In the meantime, Sharper Image is gearing up for a stock buy-back plan. The board of directors has authorized the company to purchase up to 1 million shares of its common stock this year. Barber says this action can be interpreted partly as an effort to show the small investor that the company has faith in itself.

Seeking this year’s scooter

Realizing that cost-cutting alone will not rev up the company’s growth, Sharper Image is also concentrating on product development. Merchandising has long been the marketer’s strong suit: Its runaway success with the motorized Razor Scooter in 2000 prompted a slew of knockoffs. Sharper Image plans to introduce products to complement MP3 music systems such as the Apple iPod — a brand that some say gave Sharper Image fierce competition during last year’s holiday season.

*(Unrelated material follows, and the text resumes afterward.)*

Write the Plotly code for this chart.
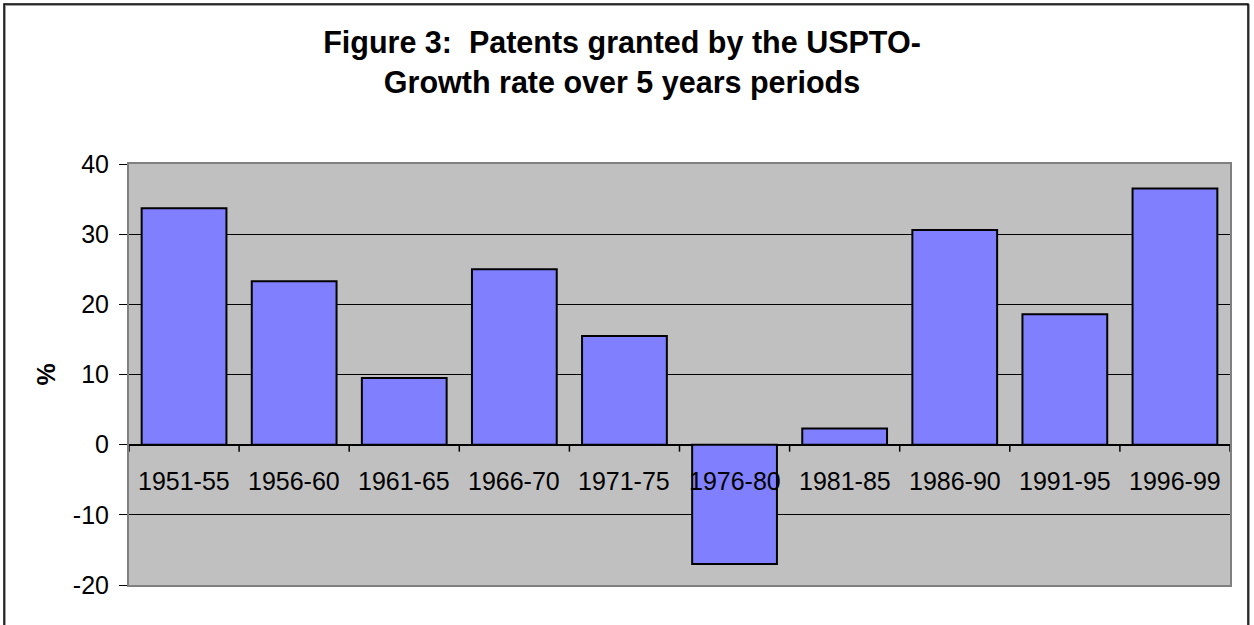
import plotly.graph_objects as go

# Data
categories = ["1951-55", "1956-60", "1961-65", "1966-70", "1971-75",
              "1976-80", "1981-85", "1986-90", "1991-95", "1996-99"]
growth = [33.7, 23.3, 9.5, 25.0, 15.5, -17.0, 2.3, 30.6, 18.6, 36.5]
y_ticks = [-20, -10, 0, 10, 20, 30, 40]
y_tick_labels = ["-20", "-10", "0", "10", "20", "30", "40"]

W, H = 1254, 625
ML, MR, MT, MB = 129, 24, 164, 40
pw, ph = W - ML - MR, H - MT - MB

FONT = "Arial, 'Liberation Sans', sans-serif"

fig = go.Figure()
fig.add_trace(go.Bar(
    x=categories, y=growth,
    marker=dict(color="#8080FF", line=dict(color="black", width=2)),
    hoverinfo="x+y",
))

n = len(categories)

# category labels next to the zero axis
annotations = []
for c in categories:
    annotations.append(dict(x=c, y=0, xref="x", yref="y", text=c, showarrow=False,
                            yanchor="middle", yshift=-36,
                            font=dict(family=FONT, size=25, color="black")))
annotations.append(dict(x=(45 - ML) / pw, y=0.5, xref="paper", yref="paper", text="<b>%</b>",
                        showarrow=False, textangle=-90, xanchor="center", yanchor="middle",
                        font=dict(family=FONT, size=25, color="black")))

shapes = []
# zero-axis tick marks at category boundaries
for k in range(n + 1):
    shapes.append(dict(type="line", xref="x", yref="y", ysizemode="pixel", yanchor=0,
                       x0=k - 0.5, x1=k - 0.5, y0=0, y1=-7,
                       line=dict(color="black", width=1.5)))
# outer chart border (shadow + line)
shapes.append(dict(type="rect", xref="paper", yref="paper", layer="above",
                   x0=(5 - ML) / pw, x1=(1249 - ML) / pw,
                   y0=(H - MB - 660) / ph, y1=(H - MB - 5) / ph,
                   line=dict(color="#A0A0A0", width=2), fillcolor="rgba(0,0,0,0)"))
shapes.append(dict(type="rect", xref="paper", yref="paper", layer="above",
                   x0=(4 - ML) / pw, x1=(1248 - ML) / pw,
                   y0=(H - MB - 660) / ph, y1=(H - MB - 4) / ph,
                   line=dict(color="black", width=1.5), fillcolor="rgba(0,0,0,0)"))

fig.update_layout(
    width=W, height=H,
    margin=dict(l=ML, r=MR, t=MT, b=MB, pad=0),
    paper_bgcolor="white",
    plot_bgcolor="#C0C0C0",
    bargap=0.23,
    showlegend=False,
    title=dict(text="<b>Figure 3:\u00a0 Patents granted by the USPTO-<br>Growth rate over 5 years periods</b>",
               x=622 / W, xanchor="center", xref="container",
               y=1 - 53 / H, yanchor="top", yref="container",
               font=dict(family=FONT, size=30.5, color="black")),
    font=dict(family=FONT, size=25, color="black"),
    xaxis=dict(showticklabels=False, ticks="", showgrid=False,
               showline=True, linecolor="#808080", linewidth=2, mirror=True,
               range=[-0.5, n - 0.5]),
    yaxis=dict(range=[-20, 40], tickvals=y_ticks, ticktext=y_tick_labels,
               ticks="outside", ticklen=8, ticklabelstandoff=5,
               tickcolor="black", tickwidth=1,
               showgrid=True, gridcolor="black", gridwidth=1,
               zeroline=True, zerolinecolor="black", zerolinewidth=2,
               showline=True, linecolor="#808080", linewidth=2, mirror=True,
               tickfont=dict(family=FONT, size=25, color="black")),
    annotations=annotations,
    shapes=shapes,
)

fig.write_html("out.html", config={"displayModeBar": False},
               post_script="document.body.style.margin='0';document.body.style.overflow='hidden';")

More than a streamlining of its internal and marketing costs, the company’s long-term success hinges on the development of new product, says Coy Clement, president of East Greenwich, RI-based consultancy ClementDirect: “It is hard to maintain steady sales growth when one or two ‘home run’ products represent a high percentage of sales.”

Sharper Image could use a hit in the entertainment electronics department, says Ozarslan Tangun, director of research at Dallas-based investment management/brokerage firm Southwest Securities. The marketer’s offerings in the stereo category were disappointing in the fourth quarter of 2004, he feels. But merchandise akin to the iM3 inMotion for iPod and iPod Mini, a portable stereo with a built-in port for the iPod, could be winners for the company.

Sharper Image also has high hopes for an item featured on its March catalog cover: the $169.95 Treat & Train, a remote-controlled system that automatically rewards food treats to dogs for good behavior. Rather than waiting for the fall/ holiday season, the company pushed to get the product in all its channels in time for the Father’s Day selling period, a strong holiday for the company.